Menurut laporan, petugas pemungutan suara tidak mengizinkannya untuk memilih dengan mengatakan pemilih harus dapat diidentifikasi. Wanita itu akhirnya diizinkan memilih setelah mengeluh kepada pejabat kota karena ini jelas merupakan pelanggaran terhadap haknya dan menunjukkan Islamofobia secara terang-terangan.
Pada Juli 2021, pengadilan tertinggi Uni Eropa memutuskan perusahaan dapat melarang karyawan mengenakan pakaian atau simbol keagamaan, termasuk jilbab, dengan alasan menghadirkan netralitas. Kasus ini mencuat setelah dua wanita muslim Jerman yang diskors oleh majikan mereka karena mengenakan jilbab.
Hiperpolitisasi identitas perempuan muslim di mana tokoh politik dan media memperdebatkan hak mereka untuk berkarier dan inklusi sosial, melebar hingga ke rasisme anti muslim langsung dalam kehidupan sehari-hari mereka. Dalam sistem sekolah umum Jerman, data menunjukkan diskriminasi yang mengkhawatirkan terhadap siswa muda Muslim, khususnya perempuan, yang mengarah ke iklim harapan dan keputusasaan yang rendah.

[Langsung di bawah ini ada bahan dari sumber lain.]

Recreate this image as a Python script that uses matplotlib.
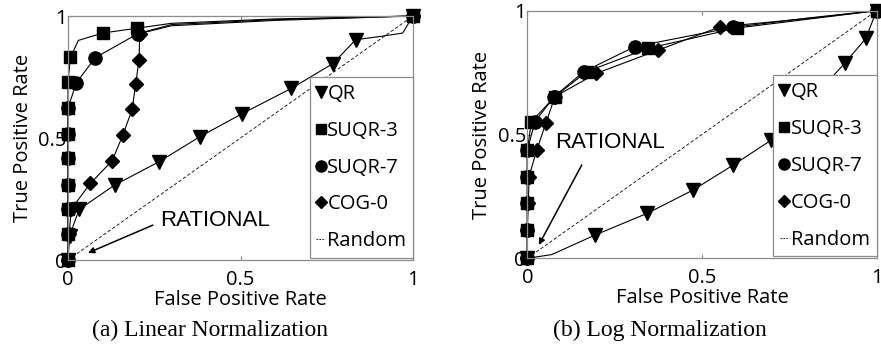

Sebuah survei menemukan guru Jerman lebih cenderung merekomendasikan anak-anak non-etnis Jerman ke sekolah yang lebih rendah daripada murid etnis Jerman. Diskriminasi anti-Muslim yang dirasakan perempuan di lembaga-lembaga publik mencerminkan sikap umum Jerman terhadap hijab. Sebagai penanda identitas Muslim yang terlihat, ia dipandang sebagai antitesis terhadap budaya dan masyarakat Jerman.
Keputusan untuk berhijab dan menjadi muslim yang terlihat, mengubah status wanita Muslim, membuat mereka secara otomatis dibedakan. Sejumlah wanita Muslim, mulai dari anak-anak hingga orang dewasa, mengatakan kepada MEE bahwa mereka terus-menerus menghadapi Islamofobia karena keputusan mereka untuk terlihat Muslim.
Jerman dan negara-negara barat lainnya memiliki prasangka yang tajam tentang bagaimana perempuan muslim diperlakukan dalam budaya dan agama mereka. Stereotip umum adalah bahwa perempuan muslim dari latar belakang migran cenderung tidak memasuki pasar kerja karena perbedaan budaya, seperti menjadi ibu rumah tangga dan membesarkan anak.